__Task goal__: Read the lines below. Copy out any that hold the string "matplotlib".
** start of Exercise inputs **
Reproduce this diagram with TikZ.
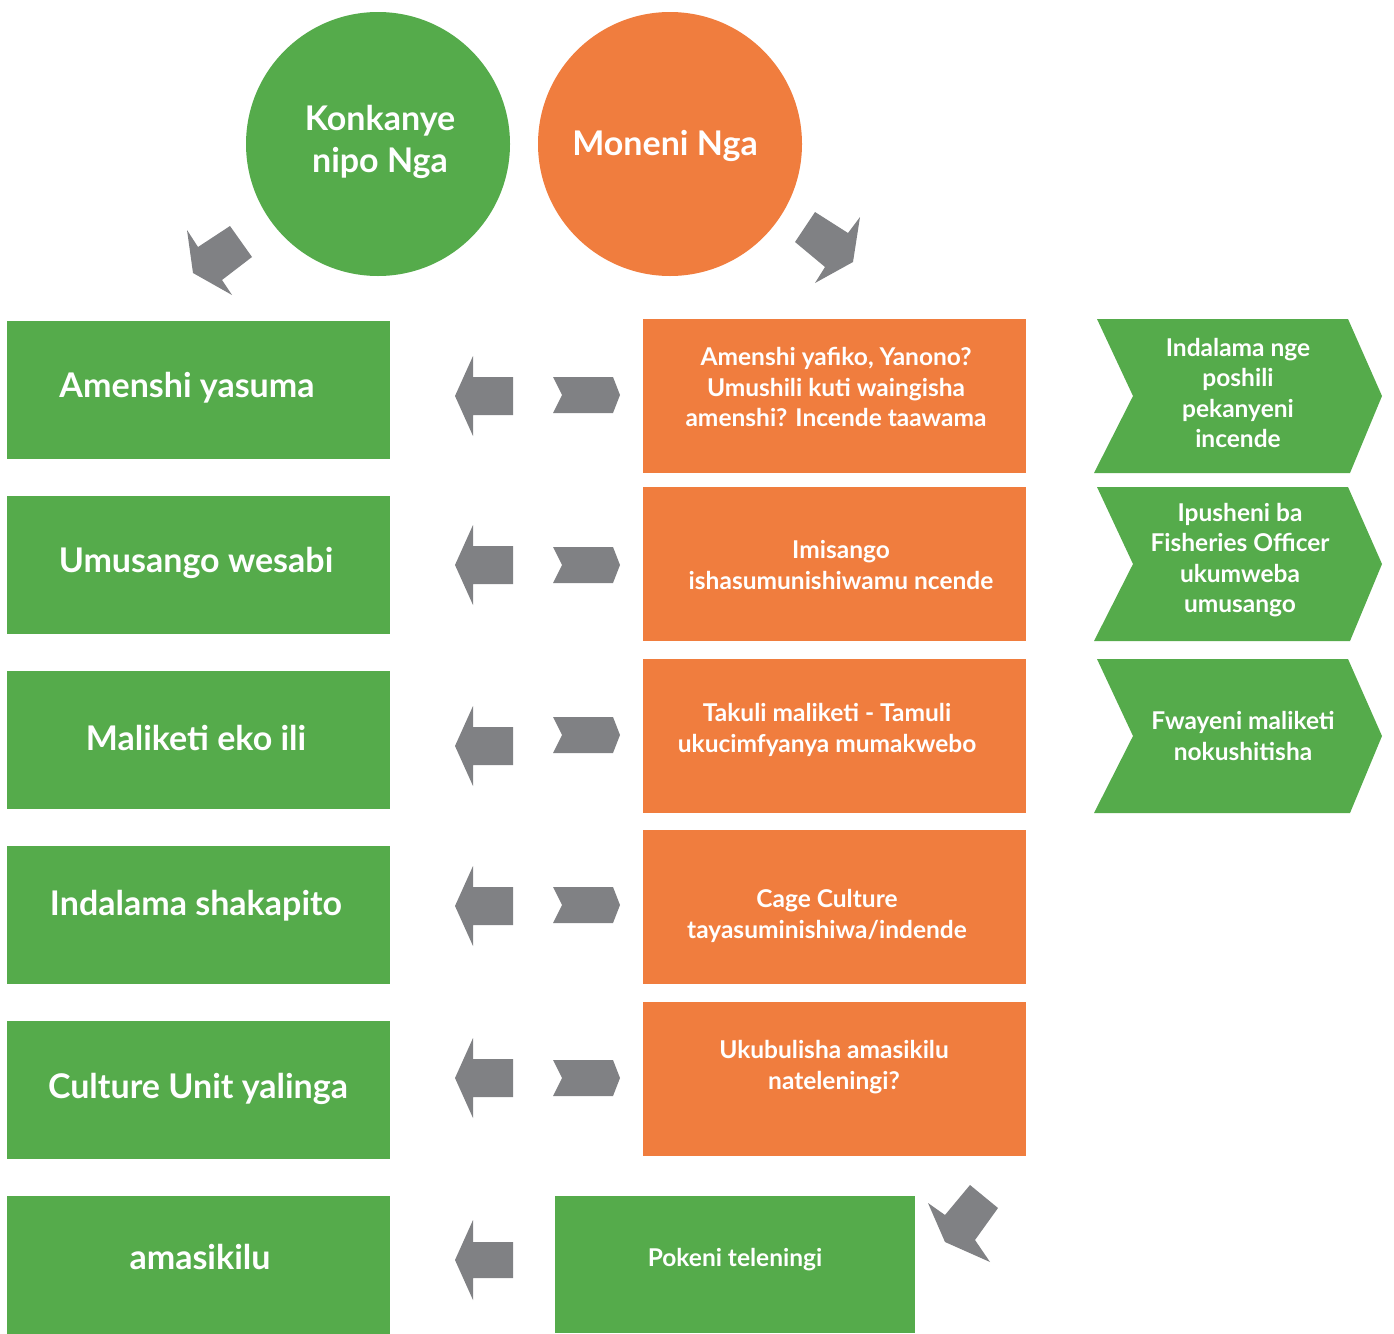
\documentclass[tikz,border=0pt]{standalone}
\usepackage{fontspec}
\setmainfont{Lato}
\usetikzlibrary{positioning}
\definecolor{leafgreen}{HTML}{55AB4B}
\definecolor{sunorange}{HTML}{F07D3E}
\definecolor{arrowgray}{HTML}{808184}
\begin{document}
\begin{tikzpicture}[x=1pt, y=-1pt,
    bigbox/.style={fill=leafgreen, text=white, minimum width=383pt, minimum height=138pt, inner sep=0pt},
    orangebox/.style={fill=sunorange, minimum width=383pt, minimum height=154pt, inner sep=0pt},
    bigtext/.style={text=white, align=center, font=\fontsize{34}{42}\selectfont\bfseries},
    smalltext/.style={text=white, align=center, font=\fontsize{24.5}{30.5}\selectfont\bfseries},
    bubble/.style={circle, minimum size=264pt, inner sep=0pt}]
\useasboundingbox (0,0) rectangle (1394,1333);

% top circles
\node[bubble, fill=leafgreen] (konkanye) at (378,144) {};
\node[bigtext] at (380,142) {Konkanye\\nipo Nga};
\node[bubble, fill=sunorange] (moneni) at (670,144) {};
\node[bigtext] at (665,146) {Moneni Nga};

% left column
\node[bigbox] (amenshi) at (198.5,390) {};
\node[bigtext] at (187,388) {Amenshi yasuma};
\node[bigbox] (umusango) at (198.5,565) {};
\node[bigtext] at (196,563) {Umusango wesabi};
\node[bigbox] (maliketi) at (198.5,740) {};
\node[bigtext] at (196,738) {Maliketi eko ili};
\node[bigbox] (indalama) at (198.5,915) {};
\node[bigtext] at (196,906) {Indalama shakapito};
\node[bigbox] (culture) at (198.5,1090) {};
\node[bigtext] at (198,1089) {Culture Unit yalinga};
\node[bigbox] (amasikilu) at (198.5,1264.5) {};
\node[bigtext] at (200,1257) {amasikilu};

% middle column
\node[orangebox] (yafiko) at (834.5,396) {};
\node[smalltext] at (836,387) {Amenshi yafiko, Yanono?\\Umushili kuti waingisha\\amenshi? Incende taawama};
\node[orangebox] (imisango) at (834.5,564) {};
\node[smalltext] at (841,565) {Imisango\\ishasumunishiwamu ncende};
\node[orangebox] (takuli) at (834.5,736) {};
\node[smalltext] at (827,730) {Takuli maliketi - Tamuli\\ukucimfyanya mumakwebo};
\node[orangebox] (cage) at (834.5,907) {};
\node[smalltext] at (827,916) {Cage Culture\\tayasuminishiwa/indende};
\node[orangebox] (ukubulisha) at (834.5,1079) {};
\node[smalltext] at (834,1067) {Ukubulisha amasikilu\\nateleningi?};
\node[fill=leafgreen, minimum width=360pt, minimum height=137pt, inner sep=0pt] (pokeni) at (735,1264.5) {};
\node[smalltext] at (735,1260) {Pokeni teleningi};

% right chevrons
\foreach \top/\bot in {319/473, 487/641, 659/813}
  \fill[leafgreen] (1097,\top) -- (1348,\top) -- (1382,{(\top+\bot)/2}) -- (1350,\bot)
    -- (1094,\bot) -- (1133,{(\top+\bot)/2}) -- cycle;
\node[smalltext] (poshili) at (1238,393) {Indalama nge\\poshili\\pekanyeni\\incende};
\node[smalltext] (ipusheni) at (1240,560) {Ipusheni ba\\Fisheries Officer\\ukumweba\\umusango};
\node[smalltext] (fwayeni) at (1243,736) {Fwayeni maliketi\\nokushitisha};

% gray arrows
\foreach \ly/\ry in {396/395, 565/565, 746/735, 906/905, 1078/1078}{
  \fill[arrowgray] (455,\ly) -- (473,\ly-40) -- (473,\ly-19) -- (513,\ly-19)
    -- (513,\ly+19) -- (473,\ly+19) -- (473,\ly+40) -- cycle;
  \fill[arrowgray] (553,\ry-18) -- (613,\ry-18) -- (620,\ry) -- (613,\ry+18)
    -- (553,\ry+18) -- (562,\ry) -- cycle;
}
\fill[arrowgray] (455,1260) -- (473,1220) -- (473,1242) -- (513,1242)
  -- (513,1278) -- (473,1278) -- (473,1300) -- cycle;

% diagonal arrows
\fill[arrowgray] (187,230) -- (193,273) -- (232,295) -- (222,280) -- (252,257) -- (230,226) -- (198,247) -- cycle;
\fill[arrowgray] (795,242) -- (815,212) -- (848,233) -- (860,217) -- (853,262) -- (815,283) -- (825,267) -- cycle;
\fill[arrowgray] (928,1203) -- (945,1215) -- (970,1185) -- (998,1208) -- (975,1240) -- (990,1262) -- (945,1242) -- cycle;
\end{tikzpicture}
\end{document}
** end of Exercise inputs **
** start of Exercise inputs **
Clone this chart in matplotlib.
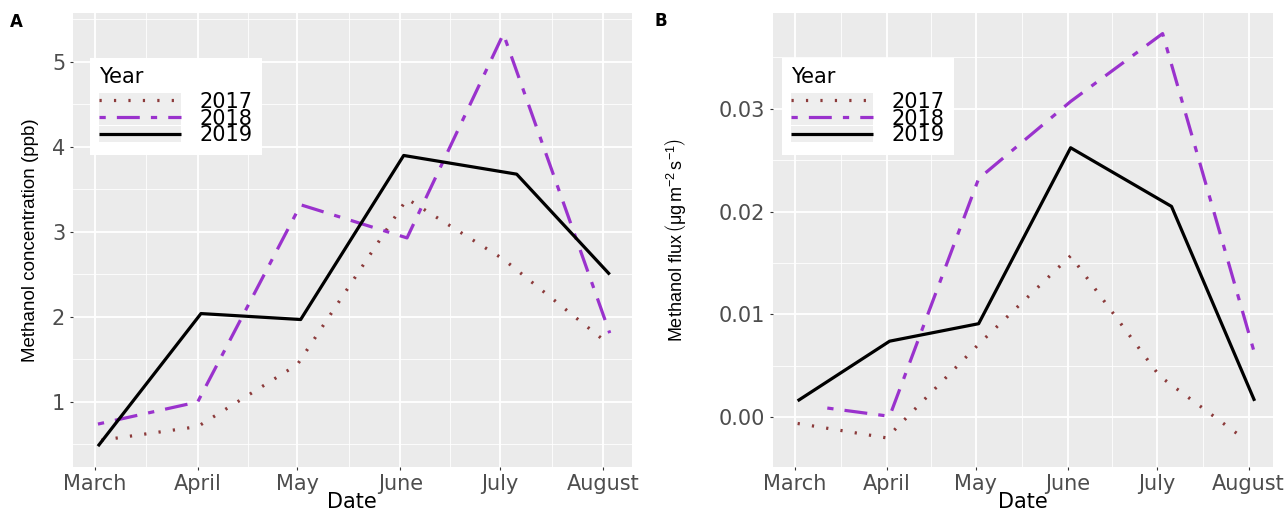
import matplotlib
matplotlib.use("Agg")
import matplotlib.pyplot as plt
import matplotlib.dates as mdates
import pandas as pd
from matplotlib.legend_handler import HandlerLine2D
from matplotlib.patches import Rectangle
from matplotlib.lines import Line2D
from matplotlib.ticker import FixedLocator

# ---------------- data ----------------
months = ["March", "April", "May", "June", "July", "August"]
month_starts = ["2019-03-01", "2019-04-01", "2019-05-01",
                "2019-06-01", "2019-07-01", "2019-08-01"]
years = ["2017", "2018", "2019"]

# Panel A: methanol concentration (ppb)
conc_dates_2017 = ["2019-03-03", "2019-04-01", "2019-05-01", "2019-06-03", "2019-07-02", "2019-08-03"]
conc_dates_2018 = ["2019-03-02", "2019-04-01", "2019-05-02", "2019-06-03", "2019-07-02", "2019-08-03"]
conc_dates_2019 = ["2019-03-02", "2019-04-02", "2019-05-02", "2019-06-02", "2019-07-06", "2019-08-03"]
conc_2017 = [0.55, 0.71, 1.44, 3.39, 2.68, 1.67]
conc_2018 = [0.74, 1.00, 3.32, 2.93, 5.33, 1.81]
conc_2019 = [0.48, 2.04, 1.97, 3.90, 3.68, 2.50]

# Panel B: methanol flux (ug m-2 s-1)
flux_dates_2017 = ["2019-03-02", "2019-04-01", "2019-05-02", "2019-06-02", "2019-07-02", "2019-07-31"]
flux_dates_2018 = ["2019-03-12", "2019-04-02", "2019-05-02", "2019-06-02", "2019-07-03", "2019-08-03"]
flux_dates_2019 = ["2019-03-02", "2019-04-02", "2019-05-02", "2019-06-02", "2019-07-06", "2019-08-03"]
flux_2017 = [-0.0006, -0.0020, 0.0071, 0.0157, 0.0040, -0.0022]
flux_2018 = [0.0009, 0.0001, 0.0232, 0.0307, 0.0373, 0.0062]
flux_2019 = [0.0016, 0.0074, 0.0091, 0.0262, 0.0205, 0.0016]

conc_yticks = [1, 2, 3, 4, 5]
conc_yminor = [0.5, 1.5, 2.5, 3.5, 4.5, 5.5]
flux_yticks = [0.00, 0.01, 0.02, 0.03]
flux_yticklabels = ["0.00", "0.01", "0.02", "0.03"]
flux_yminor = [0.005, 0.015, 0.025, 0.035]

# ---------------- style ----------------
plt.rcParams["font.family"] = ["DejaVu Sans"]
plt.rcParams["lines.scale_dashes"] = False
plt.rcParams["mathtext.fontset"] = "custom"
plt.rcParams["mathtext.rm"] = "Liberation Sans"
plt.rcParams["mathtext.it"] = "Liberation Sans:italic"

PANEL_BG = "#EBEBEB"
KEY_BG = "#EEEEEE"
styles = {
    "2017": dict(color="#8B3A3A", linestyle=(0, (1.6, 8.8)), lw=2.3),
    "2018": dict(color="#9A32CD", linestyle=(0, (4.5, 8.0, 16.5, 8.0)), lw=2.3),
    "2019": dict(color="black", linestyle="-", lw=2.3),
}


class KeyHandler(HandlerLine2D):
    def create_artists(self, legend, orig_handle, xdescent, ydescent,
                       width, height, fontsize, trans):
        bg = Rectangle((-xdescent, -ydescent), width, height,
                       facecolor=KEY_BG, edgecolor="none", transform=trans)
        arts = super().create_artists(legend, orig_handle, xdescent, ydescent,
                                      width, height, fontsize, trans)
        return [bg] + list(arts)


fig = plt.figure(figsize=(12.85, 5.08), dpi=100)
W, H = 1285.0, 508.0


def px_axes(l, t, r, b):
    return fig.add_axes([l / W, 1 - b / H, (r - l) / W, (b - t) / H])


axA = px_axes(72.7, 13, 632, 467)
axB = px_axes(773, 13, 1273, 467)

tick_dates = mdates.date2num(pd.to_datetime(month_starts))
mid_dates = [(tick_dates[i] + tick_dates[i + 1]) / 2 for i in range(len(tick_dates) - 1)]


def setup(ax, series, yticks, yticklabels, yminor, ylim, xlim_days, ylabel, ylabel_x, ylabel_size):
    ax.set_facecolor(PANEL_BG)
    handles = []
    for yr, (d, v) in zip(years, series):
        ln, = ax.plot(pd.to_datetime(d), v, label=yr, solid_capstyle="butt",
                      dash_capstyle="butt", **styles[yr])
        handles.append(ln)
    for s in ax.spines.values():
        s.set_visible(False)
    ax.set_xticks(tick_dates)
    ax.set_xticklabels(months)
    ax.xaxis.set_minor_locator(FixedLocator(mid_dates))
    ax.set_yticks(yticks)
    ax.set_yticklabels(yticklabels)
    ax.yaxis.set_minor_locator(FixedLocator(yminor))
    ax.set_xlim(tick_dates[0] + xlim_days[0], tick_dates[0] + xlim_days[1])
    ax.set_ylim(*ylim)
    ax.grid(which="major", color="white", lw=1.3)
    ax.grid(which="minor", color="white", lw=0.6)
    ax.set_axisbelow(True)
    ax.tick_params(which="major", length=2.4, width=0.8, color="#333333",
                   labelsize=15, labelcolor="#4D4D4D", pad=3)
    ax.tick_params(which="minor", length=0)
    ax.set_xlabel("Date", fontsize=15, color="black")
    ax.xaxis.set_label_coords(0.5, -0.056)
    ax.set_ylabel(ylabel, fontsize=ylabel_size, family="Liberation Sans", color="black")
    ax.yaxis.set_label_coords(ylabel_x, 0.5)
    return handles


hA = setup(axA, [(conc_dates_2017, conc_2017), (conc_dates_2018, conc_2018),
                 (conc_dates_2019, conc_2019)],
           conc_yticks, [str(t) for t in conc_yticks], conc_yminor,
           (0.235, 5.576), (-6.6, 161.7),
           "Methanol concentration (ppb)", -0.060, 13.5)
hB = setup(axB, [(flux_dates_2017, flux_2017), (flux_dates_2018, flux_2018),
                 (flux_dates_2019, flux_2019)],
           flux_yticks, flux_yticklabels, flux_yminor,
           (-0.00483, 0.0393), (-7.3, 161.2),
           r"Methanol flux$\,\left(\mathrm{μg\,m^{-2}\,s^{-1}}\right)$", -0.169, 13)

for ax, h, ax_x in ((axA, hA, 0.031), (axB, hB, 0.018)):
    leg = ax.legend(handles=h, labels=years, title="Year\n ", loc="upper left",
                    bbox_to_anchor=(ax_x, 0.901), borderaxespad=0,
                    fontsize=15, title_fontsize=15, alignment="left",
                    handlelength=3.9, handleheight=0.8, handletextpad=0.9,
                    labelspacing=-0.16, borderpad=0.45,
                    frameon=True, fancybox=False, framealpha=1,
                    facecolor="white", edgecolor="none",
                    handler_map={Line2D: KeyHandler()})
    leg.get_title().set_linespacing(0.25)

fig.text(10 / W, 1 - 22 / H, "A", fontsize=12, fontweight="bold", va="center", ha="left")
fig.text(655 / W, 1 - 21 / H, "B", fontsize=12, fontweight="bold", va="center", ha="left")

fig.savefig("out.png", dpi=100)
** end of Exercise inputs **
__Written response__:
Clone this chart in matplotlib.
import matplotlib
matplotlib.use("Agg")
import matplotlib.pyplot as plt
import matplotlib.dates as mdates
from matplotlib.legend_handler import HandlerLine2D
from matplotlib.patches import Rectangle
from matplotlib.lines import Line2D
from matplotlib.ticker import FixedLocator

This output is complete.